DESCRIPTION OF THE TASK ->
Write out every entry precisely as given, leaving the pictures out.

ENTRIES SHOWN ->
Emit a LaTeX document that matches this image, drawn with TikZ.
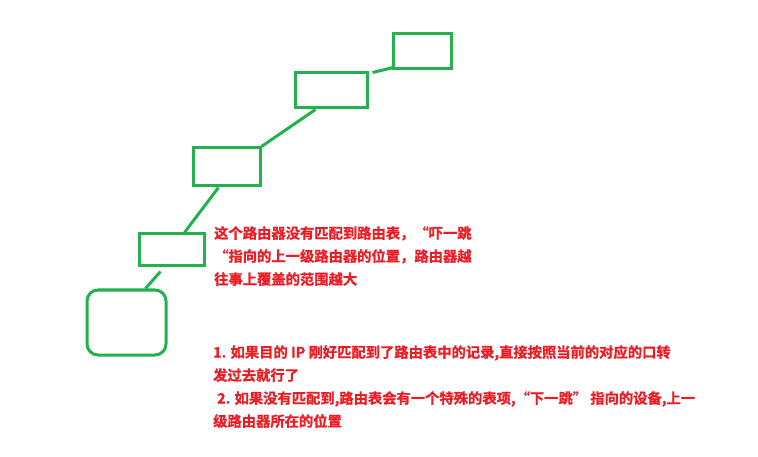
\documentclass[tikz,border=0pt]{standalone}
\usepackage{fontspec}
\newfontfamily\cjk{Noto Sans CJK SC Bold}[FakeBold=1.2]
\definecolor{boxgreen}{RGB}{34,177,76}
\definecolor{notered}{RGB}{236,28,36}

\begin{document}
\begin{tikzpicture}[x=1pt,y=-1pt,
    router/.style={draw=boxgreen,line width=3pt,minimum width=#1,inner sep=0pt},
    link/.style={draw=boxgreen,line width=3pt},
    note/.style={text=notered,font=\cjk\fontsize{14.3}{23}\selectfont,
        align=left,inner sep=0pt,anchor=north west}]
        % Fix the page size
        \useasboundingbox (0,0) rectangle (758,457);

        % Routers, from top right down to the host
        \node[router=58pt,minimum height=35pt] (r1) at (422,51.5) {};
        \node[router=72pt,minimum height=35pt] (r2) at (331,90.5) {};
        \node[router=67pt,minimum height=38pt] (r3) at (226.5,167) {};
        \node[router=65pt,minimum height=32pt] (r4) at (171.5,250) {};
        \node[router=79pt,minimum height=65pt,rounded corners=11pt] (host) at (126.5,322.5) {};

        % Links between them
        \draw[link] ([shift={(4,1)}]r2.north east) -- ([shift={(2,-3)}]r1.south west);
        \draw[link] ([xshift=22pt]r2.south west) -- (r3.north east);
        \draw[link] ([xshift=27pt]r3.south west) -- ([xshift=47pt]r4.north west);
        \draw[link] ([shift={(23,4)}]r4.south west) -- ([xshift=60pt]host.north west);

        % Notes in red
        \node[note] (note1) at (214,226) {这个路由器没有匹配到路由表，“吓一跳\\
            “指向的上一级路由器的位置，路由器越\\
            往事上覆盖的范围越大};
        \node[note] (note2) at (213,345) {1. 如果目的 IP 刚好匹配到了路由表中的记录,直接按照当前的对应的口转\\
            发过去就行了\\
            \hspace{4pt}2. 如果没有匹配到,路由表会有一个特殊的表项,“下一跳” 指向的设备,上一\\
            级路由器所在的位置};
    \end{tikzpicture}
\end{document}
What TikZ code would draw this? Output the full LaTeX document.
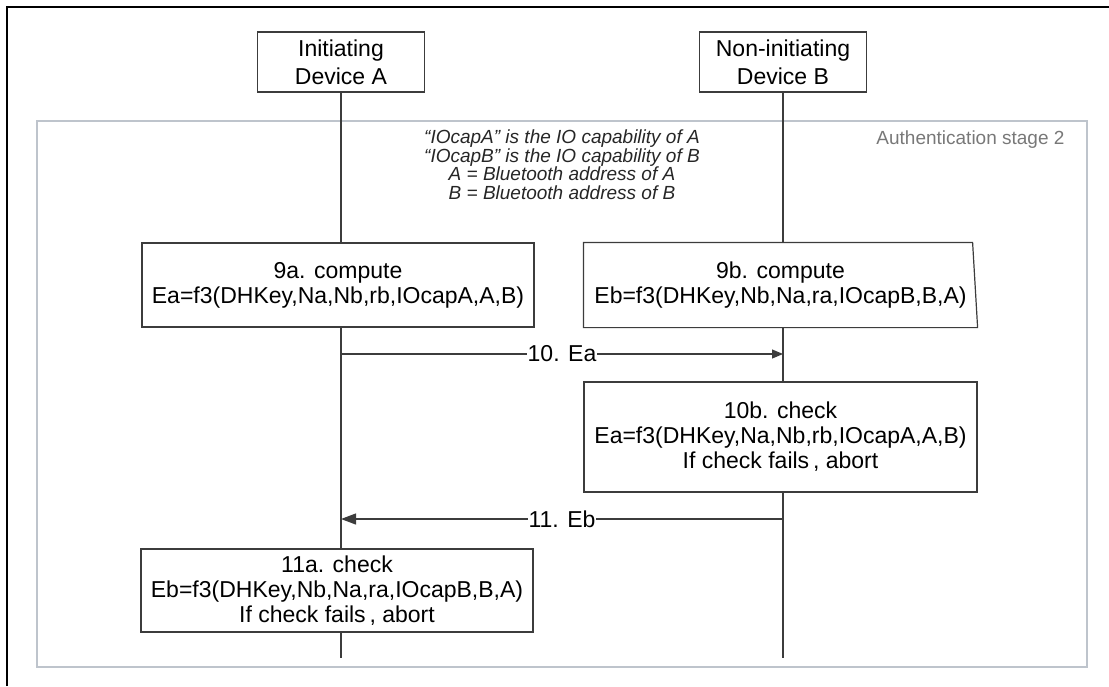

THE COMPLETED TASK ->
Emit a LaTeX document that matches this image, drawn with TikZ.
\documentclass[tikz,border=0pt]{standalone}
\usepackage{fontspec}
\newfontfamily\cjk{Noto Sans CJK SC Bold}[FakeBold=1.2]
\definecolor{boxgreen}{RGB}{34,177,76}
\definecolor{notered}{RGB}{236,28,36}

\begin{document}
\begin{tikzpicture}[x=1pt,y=-1pt,
    router/.style={draw=boxgreen,line width=3pt,minimum width=#1,inner sep=0pt},
    link/.style={draw=boxgreen,line width=3pt},
    note/.style={text=notered,font=\cjk\fontsize{14.3}{23}\selectfont,
        align=left,inner sep=0pt,anchor=north west}]
        % Fix the page size
        \useasboundingbox (0,0) rectangle (758,457);

        % Routers, from top right down to the host
        \node[router=58pt,minimum height=35pt] (r1) at (422,51.5) {};
        \node[router=72pt,minimum height=35pt] (r2) at (331,90.5) {};
        \node[router=67pt,minimum height=38pt] (r3) at (226.5,167) {};
        \node[router=65pt,minimum height=32pt] (r4) at (171.5,250) {};
        \node[router=79pt,minimum height=65pt,rounded corners=11pt] (host) at (126.5,322.5) {};

        % Links between them
        \draw[link] ([shift={(4,1)}]r2.north east) -- ([shift={(2,-3)}]r1.south west);
        \draw[link] ([xshift=22pt]r2.south west) -- (r3.north east);
        \draw[link] ([xshift=27pt]r3.south west) -- ([xshift=47pt]r4.north west);
        \draw[link] ([shift={(23,4)}]r4.south west) -- ([xshift=60pt]host.north west);

        % Notes in red
        \node[note] (note1) at (214,226) {这个路由器没有匹配到路由表，“吓一跳\\
            “指向的上一级路由器的位置，路由器越\\
            往事上覆盖的范围越大};
        \node[note] (note2) at (213,345) {1. 如果目的 IP 刚好匹配到了路由表中的记录,直接按照当前的对应的口转\\
            发过去就行了\\
            \hspace{4pt}2. 如果没有匹配到,路由表会有一个特殊的表项,“下一跳” 指向的设备,上一\\
            级路由器所在的位置};
    \end{tikzpicture}
\end{document}
What TikZ code would draw this? Output the full LaTeX document.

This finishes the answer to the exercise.